Dan Auerbach fronts new band The Arcs for diverse sound
NASHVILLE, Tenn. (AP) — Black Keys singer-guitarist-producer Dan Auerbach brought together studio musicians with diverse backgrounds in rock, soul, Latin and country for his new band, The Arcs.
"We are killing it all the time," Auerbach said with a laugh in a recent interview. "No B-sides, all A-sides."
All hyperbole aside, the roster includes multi-instrumentalist Richard Swift, saxophonist and producer Leon Michels, drummer Homer Steinweiss and bassist Nick Movshon, and features country guitarist Kenny Vaughan, pedal steel player Russ Pahl and the all-female Mariachi Flor de Toloache.
Their debut album to be released Friday, "Yours, Dreamily," is a funky, synthesizer-heavy collection of garage rock songs as varied as the musicians involved.
The Associated Press talked with Auerbach, Swift and Michels, all longtime friends and collaborators, at Auerbach's Easy Eye Sound studio in Nashville, Tennessee, one of four places where the album was recorded over a two-week period. The answers have been edited for brevity.
AP: How did you find time for this project?
Auerbach: We all have very busy schedules and that's why the recording schedules were all over the place. Because it was just as simple as whenever at least two of us had a day off and were in the same city, we would get together. So it was born out of that. It wasn't about time. We make the time because it's fun and we enjoy it.
Swift: We've all got our own studios, too, so it's just really easy to walk in and not worry about being on the clock. Not worry about conflicting schedules.

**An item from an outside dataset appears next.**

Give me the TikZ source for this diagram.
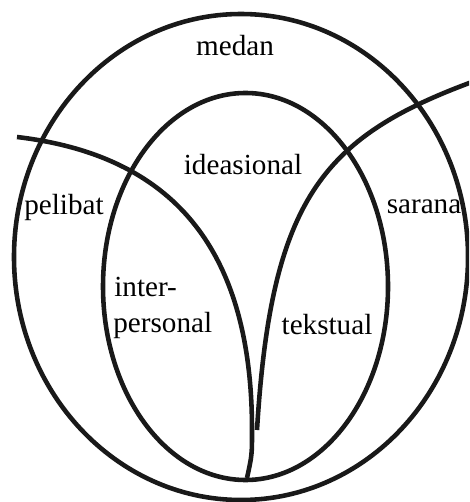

Dan and I are on the same schedule because I played the bass in The Black Keys for the last couple of years, so that made it easier.
Auerbach: Honestly ever since we gave it an identity and it became a real thing, it felt like everyone's excitement got a little bit more and everyone's dedication got a little bit more.
Michels: And the sound got more focused, too.
AP: That's a lot of skilled musicians in one place. How did it not end up becoming a big jam session?
Michels: There were like 40 songs recorded. We were just constantly making music. There was never that much pressure to record the record. We were just recording. And then like they said, it finally found a voice. But there's like 30 songs that didn't make the record.
Auerbach: We'll slowly release some of that stuff or work on it some more. We have a ton of things still to release. It's exciting.
AP: How did you share producing duties?
Auerbach: When we're together, everyone is a producer. And everyone is equal on everything. And everyone has a voice and a real strong voice and that's what makes it interesting. Everybody does their own thing really well. We've all made records together. That's so much a part of this band, being in the studio.
Michels: When we've worked with Dan on records he has produced, all of us trust each other enough that any idea is good. Or worth a shot. So that's kinda how we work.
AP: What did the all-female mariachi band bring to the album?
Auerbach: It definitely added some depth to the music. ...It's a special thing that they add. And it's hard to define, which makes the music that much more difficult to define, which I think we all really like. We didn't really get into this to make a particular style. Or particular type of record. We just wanted to entertain ourselves. And pulling in more of these influences that we love just feels like the better it becomes.
AP: What has been the fan reaction?
Michels: That first show, there were like 60 people there, but they all loved it.
Auerbach: It was a big 60, a large 60.
Michels: Felt like 80.
Auerbach: Any photo that you see online of the group, we took it. Any video that you will see, we worked on it with our friends. It's been fun. We're keeping our expectations very low and trying our hardest.
AP: That phrase should be stitched on a pillow or something.
Michels: That's at the merch table actually.
Auerbach: Good idea. It's trademarked already.